The letter held great news, the news he'd been waiting for, the kind that could change his life. But Malik Caldwell didn't even know it had arrived. It lay, unopened, on a dresser right in his own house, buried in a stack of junk mail that deepened as the days went by - a pile of stuff as useless as the world he wanted to leave behind.

Malik Caldwell, 18, a senior at Harbor City High, almost didn't find out he was a Carson Scholar, one of more than 200 to be honored tomorrow at a Martin's West ceremony, with one of the most prestigious awards available to students in the Baltimore public school system.
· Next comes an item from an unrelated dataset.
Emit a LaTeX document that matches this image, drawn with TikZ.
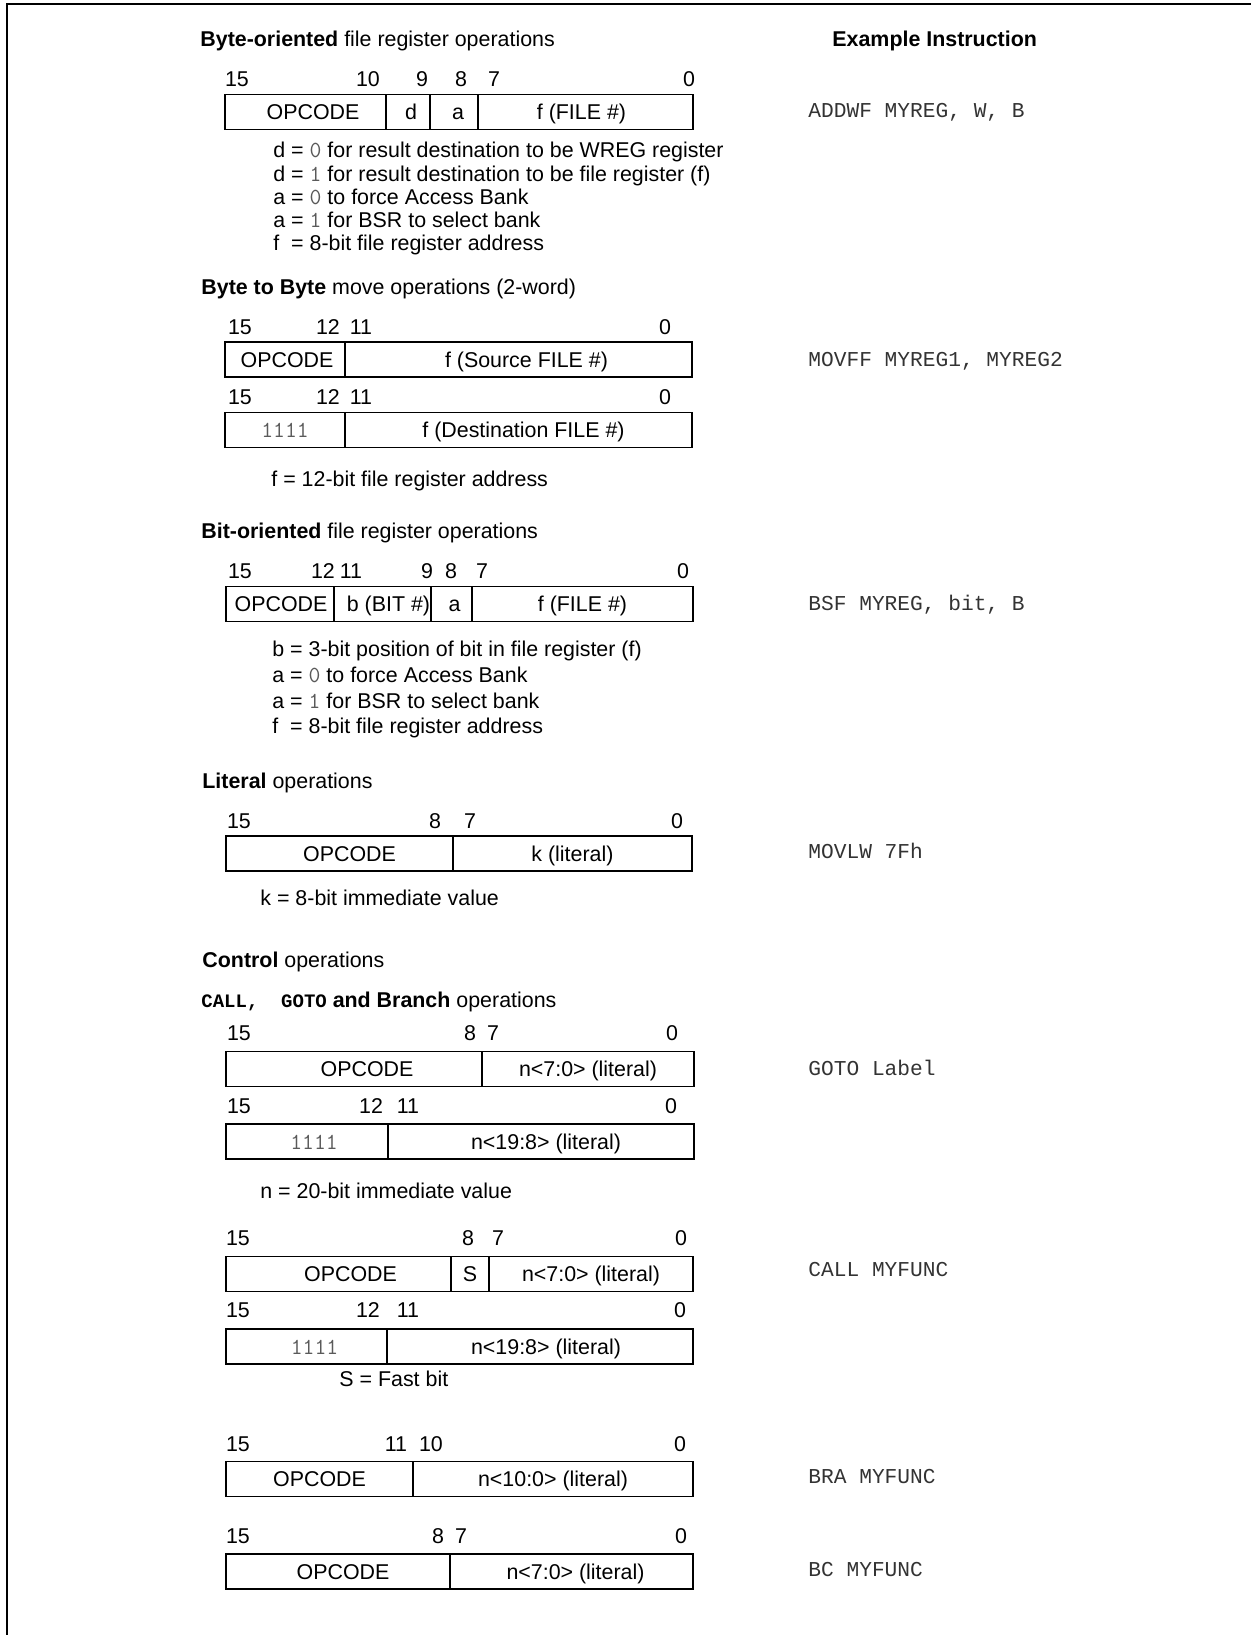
\documentclass[tikz,border=0pt]{standalone}
\usepackage{fontspec}
\setmainfont{Liberation Sans}
\setmonofont{Liberation Mono}
\usepackage{tikz}
\definecolor{codegray}{HTML}{333333}
\definecolor{digitgray}{HTML}{5A5A5A}
\newcommand{\regfont}{\fontsize{10.7}{12.8}\selectfont}
\newcommand{\codefont}{\fontsize{10.6}{12.6}\selectfont\ttfamily}
\newcommand{\dg}[1]{{\fontfamily{lmtt}\fontsize{11.5}{12.8}\selectfont\color{digitgray}#1}}
\tikzset{
  field/.style={draw, line width=0.8pt, minimum width=#1*0.5pt, minimum height=17.5pt, inner sep=0pt, outer sep=0pt, font=\regfont, text height=7.6pt, text depth=0pt},
  text_shift/.style={execute at begin node={\hspace*{#1pt}}},
  bit_num/.style={inner sep=0pt, font=\regfont, text height=7.6pt, text depth=0pt},
  note_text/.style={anchor=west, inner sep=0pt, font=\regfont, text height=7.6pt, text depth=0pt},
  head_text/.style={anchor=west, inner sep=0pt, font=\regfont, text height=7.6pt, text depth=0pt},
  example_code/.style={anchor=west, inner sep=0pt, font=\codefont, text=codegray, text height=7.5pt, text depth=0pt},
  frame_edge/.style={line width=1pt}
}

\begin{document}
\begin{tikzpicture}[x=0.5pt, y=-0.5pt]
        \useasboundingbox (0, 0) rectangle (1251, 1635);
        \draw[frame_edge] (6.5, 1635) -- (6.5, 4) -- (1251, 4);
        \node[head_text] (100) at (200, 39) {\textbf{Byte-oriented} file register operations};
        \node[head_text] (1) at (832, 39) {\textbf{Example Instruction}};
        \node[field=161, text_shift=7.5] (101) at (305.5, 112) {OPCODE};
        \node[field=44, text_shift=3] (102) at (408, 112) {d};
        \node[field=48, text_shift=4] (103) at (454, 112) {a};
        \node[field=215, text_shift=-4] (104) at (585.5, 112) {f (FILE \#)};
        \node[bit_num] (111) at (237, 79) {15};
        \node[bit_num] (112) at (368, 79) {10};
        \node[bit_num] (113) at (422, 79) {9};
        \node[bit_num] (114) at (461, 79) {8};
        \node[bit_num] (115) at (494, 79) {7};
        \node[bit_num] (116) at (689, 79) {0};
        \node[note_text] (121) at (273, 150) {d = \dg{0} for result destination to be WREG register};
        \node[note_text] (122) at (273, 174) {d = \dg{1} for result destination to be file register (f)};
        \node[note_text] (123) at (273, 197) {a = \dg{0} to force Access Bank};
        \node[note_text] (124) at (273, 220) {a = \dg{1} for BSR to select bank};
        \node[note_text] (125) at (273, 243) {f \ = 8-bit file register address};
        \node[example_code] (131) at (808, 110) {ADDWF MYREG, W, B};
        \node[head_text] (200) at (201, 287) {\textbf{Byte to Byte} move operations (2-word)};
        \node[field=120, text_shift=2] (201) at (285, 359.5) {OPCODE};
        \node[field=347, text_shift=8] (202) at (518.5, 359.5) {f (Source FILE \#)};
        \node[field=120] (203) at (285, 430) {\dg{1111}};
        \node[field=347, text_shift=5] (204) at (518.5, 430) {f (Destination FILE \#)};
        \node[bit_num] (211) at (240, 327) {15};
        \node[bit_num] (212) at (328, 327) {12};
        \node[bit_num] (213) at (361, 327) {11};
        \node[bit_num] (214) at (665, 327) {0};
        \node[bit_num] (215) at (240, 397) {15};
        \node[bit_num] (216) at (328, 397) {12};
        \node[bit_num] (217) at (361, 397) {11};
        \node[bit_num] (218) at (665, 397) {0};
        \node[note_text] (221) at (271, 479) {f = 12-bit file register address};
        \node[example_code] (231) at (808, 359) {MOVFF MYREG1, MYREG2};
        \node[head_text] (300) at (201, 531) {\textbf{Bit-oriented} file register operations};
        \node[field=108, text_shift=1] (301) at (280, 604) {OPCODE};
        \node[field=97, text_shift=6] (302) at (382.5, 604) {b (BIT \#)};
        \node[field=41, text_shift=3] (303) at (451.5, 604) {a};
        \node[field=221] (304) at (582.5, 604) {f (FILE \#)};
        \node[bit_num] (311) at (240, 571) {15};
        \node[bit_num] (312) at (323, 571) {12};
        \node[bit_num] (313) at (351, 571) {11};
        \node[bit_num] (314) at (427, 571) {9};
        \node[bit_num] (315) at (451, 571) {8};
        \node[bit_num] (316) at (482, 571) {7};
        \node[bit_num] (317) at (683, 571) {0};
        \node[note_text] (321) at (272, 649) {b = 3-bit position of bit in file register (f)};
        \node[note_text] (322) at (272, 675) {a = \dg{0} to force Access Bank};
        \node[note_text] (323) at (272, 701) {a = \dg{1} for BSR to select bank};
        \node[note_text] (324) at (272, 726) {f \ = 8-bit file register address};
        \node[example_code] (331) at (808, 603) {BSF MYREG, bit, B};
        \node[head_text] (400) at (202, 781) {\textbf{Literal} operations};
        \node[field=227, text_shift=10] (401) at (339.5, 853.5) {OPCODE};
        \node[field=239] (402) at (572.5, 853.5) {k (literal)};
        \node[bit_num] (411) at (239, 821) {15};
        \node[bit_num] (412) at (435, 821) {8};
        \node[bit_num] (413) at (470, 821) {7};
        \node[bit_num] (414) at (677, 821) {0};
        \node[note_text] (421) at (260, 898) {k = 8-bit immediate value};
        \node[example_code] (431) at (808, 851) {MOVLW 7Fh};
        \node[head_text] (500) at (202, 960) {\textbf{Control} operations};
        \node[head_text] (501) at (201, 1000) {{\fontsize{9.5}{12}\selectfont\ttfamily\bfseries CALL,~ GOTO} \textbf{and Branch} operations};
        \node[field=256, text_shift=13] (502) at (354, 1069) {OPCODE};
        \node[field=212] (503) at (588, 1069) {n<7:0> (literal)};
        \node[field=162, text_shift=7] (504) at (307, 1141.5) {\dg{1111}};
        \node[field=306, text_shift=5] (505) at (541, 1141.5) {n<19:8> (literal)};
        \node[bit_num] (511) at (239, 1033) {15};
        \node[bit_num] (512) at (470, 1033) {8};
        \node[bit_num] (513) at (493, 1033) {7};
        \node[bit_num] (514) at (672, 1033) {0};
        \node[bit_num] (515) at (239, 1106) {15};
        \node[bit_num] (516) at (371, 1106) {12};
        \node[bit_num] (517) at (408, 1106) {11};
        \node[bit_num] (518) at (671, 1106) {0};
        \node[note_text] (521) at (260, 1191) {n = 20-bit immediate value};
        \node[example_code] (531) at (808, 1068) {GOTO Label};
        \node[field=225, text_shift=12] (601) at (338.5, 1274) {OPCODE};
        \node[field=38] (602) at (470, 1274) {S};
        \node[field=204] (603) at (591, 1274) {n<7:0> (literal)};
        \node[field=161, text_shift=8] (604) at (306.5, 1346.5) {\dg{1111}};
        \node[field=306, text_shift=6] (605) at (540, 1346.5) {n<19:8> (literal)};
        \node[bit_num] (611) at (238, 1238) {15};
        \node[bit_num] (612) at (468, 1238) {8};
        \node[bit_num] (613) at (498, 1238) {7};
        \node[bit_num] (614) at (681, 1238) {0};
        \node[bit_num] (615) at (238, 1310) {15};
        \node[bit_num] (616) at (368, 1310) {12};
        \node[bit_num] (617) at (408, 1310) {11};
        \node[bit_num] (618) at (680, 1310) {0};
        \node[note_text] (621) at (339, 1379) {S = Fast bit};
        \node[example_code] (631) at (808, 1269) {CALL MYFUNC};
        \node[field=187] (701) at (319.5, 1479) {OPCODE};
        \node[field=280] (702) at (553, 1479) {n<10:0> (literal)};
        \node[bit_num] (711) at (238, 1444) {15};
        \node[bit_num] (712) at (396, 1444) {11};
        \node[bit_num] (713) at (431, 1444) {10};
        \node[bit_num] (714) at (680, 1444) {0};
        \node[example_code] (731) at (808, 1476) {BRA MYFUNC};
        \node[field=224, text_shift=5] (801) at (338, 1571.5) {OPCODE};
        \node[field=243, text_shift=4] (802) at (571.5, 1571.5) {n<7:0> (literal)};
        \node[bit_num] (811) at (238, 1536) {15};
        \node[bit_num] (812) at (438, 1536) {8};
        \node[bit_num] (813) at (461, 1536) {7};
        \node[bit_num] (814) at (681, 1536) {0};
        \node[example_code] (831) at (808, 1569) {BC MYFUNC};
    \end{tikzpicture}
\end{document}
It wouldn't be a shock if he'd missed his honor. Growing up a city boy, you have fun, he says, but you have to deal with a lot of trash. If you're lucky, you see that trash for what it is and make the right choices. If you're not, you'll end up on the heap yourself.

Malik, a 4.0 student for the past two years, nearly wound up there.

To be fair, as a kid, he didn't have much help. He loved his Pops, but the man wasn't around enough to give him a lot of direction. Moms worked two jobs, sometimes three, but she was sick pretty often and sometimes couldn't pay the bills. One year, he remembers, the power was off for nine months. They had to light candles every night, run a cord to the neighbor's house to keep the heat on.

It all added up to one feeling. If you didn't have anything, you couldn't be anything. Malik Caldwell didn't really matter.

Not that he saw it that way. Boys turn their sorrow to anger. One of his main guides, Tupac Shakur, seemed to understand. "Get your hate up with your weight," the rapper said.

Malik, a little guy, took that to heart. He banged weights, he ran, he fought when he had to. A kid dissed him in the street one day, and Malik had to beat him up. When the kid's two friends arrived, he polished them off, too. At 13, he hit a hot streak in a dice game and won $1,000 from a guy twice his age. Had to fight the man to take it home.

School? Just something to get through. When the kid up front raised his hand, Malik knew the answers, too; he just didn't choose to show it. He wasn't kissing anyone's behind. Hate with the weight.

Then there was the block. To Malik and his buddies, that was the world. They vied for money, turf, respect. Did it matter that so few seemed to get out? That 10 went to jail? That eight ended up in their graves? Not really. That guy across the street, three years older, with the Lexus, the 22-inch rims, the system in the back - if he could get all that, Malik could, too.

One day in ninth grade, Malik just couldn't help himself. His English teacher was obese. He'd never said a thing, not one word. But that day, somebody called her on it. He laughed so hard his sides hurt. Did she have to make such a big thing of it? Just like a fool teacher to go to the principal.

They sent him home with a note. He couldn't come back to Northwestern High until his mother came in to work things out.

It didn't worry him much. She was tough, too. But when he got home that day, he found out he wasn't as bad as he thought.

When Malik looks back, he thinks maybe he shares something with the man they named the program for, Benjamin Carson, M.D. He's the children's neurosurgeon who separated those Siamese twins years ago. The man with the gifted hands.

Everybody says he's humble. Grew up poor in Detroit. Studied hard. Now that he's on top, he tries to help others get where he is. Probably looks back and thinks about all those people who took the time to help him all along, saying those righteous things.

When Malik thinks about it, he sees it wasn't all rage and pride and wasted time. There were those folks who told him the right things once in a while. Those few teachers who didn't have that attitude. The old folks, the ones whose bags he'd carry sometimes, who told him stories and said, "You're not like other kids." His big brother, Michael Campbell, who had a job and his own place. And Moms.

He stressed her out. And sure, she'd be happier if only he'd stay at those family barbecues for more than five minutes. But she was a survivor. Always kept it together. It never entered his mind that he, of all people, could rock her world.

He didn't see it coming when he handed her the note. The way she trembled and started to cry. The way his rock, Cynthia Campbell, broke down.

She tried to speak between her sobs. She said she was scared. She said he never listened. She said if he didn't start to listen right now, he'd never finish school, he'd never get out of the neighborhood, he'd end up in jail, he'd be dead by 18.

Death, he'd seen. This he couldn't handle. He held her, hugged her, kissed her on the cheeks again and again. Anything to make her stop. And now her words rang in his ears, the ones she said to him nearly every day, every time he scowled or sulked or brought his troubles home.

"That's not you, Malik," she'd say. "That's not you."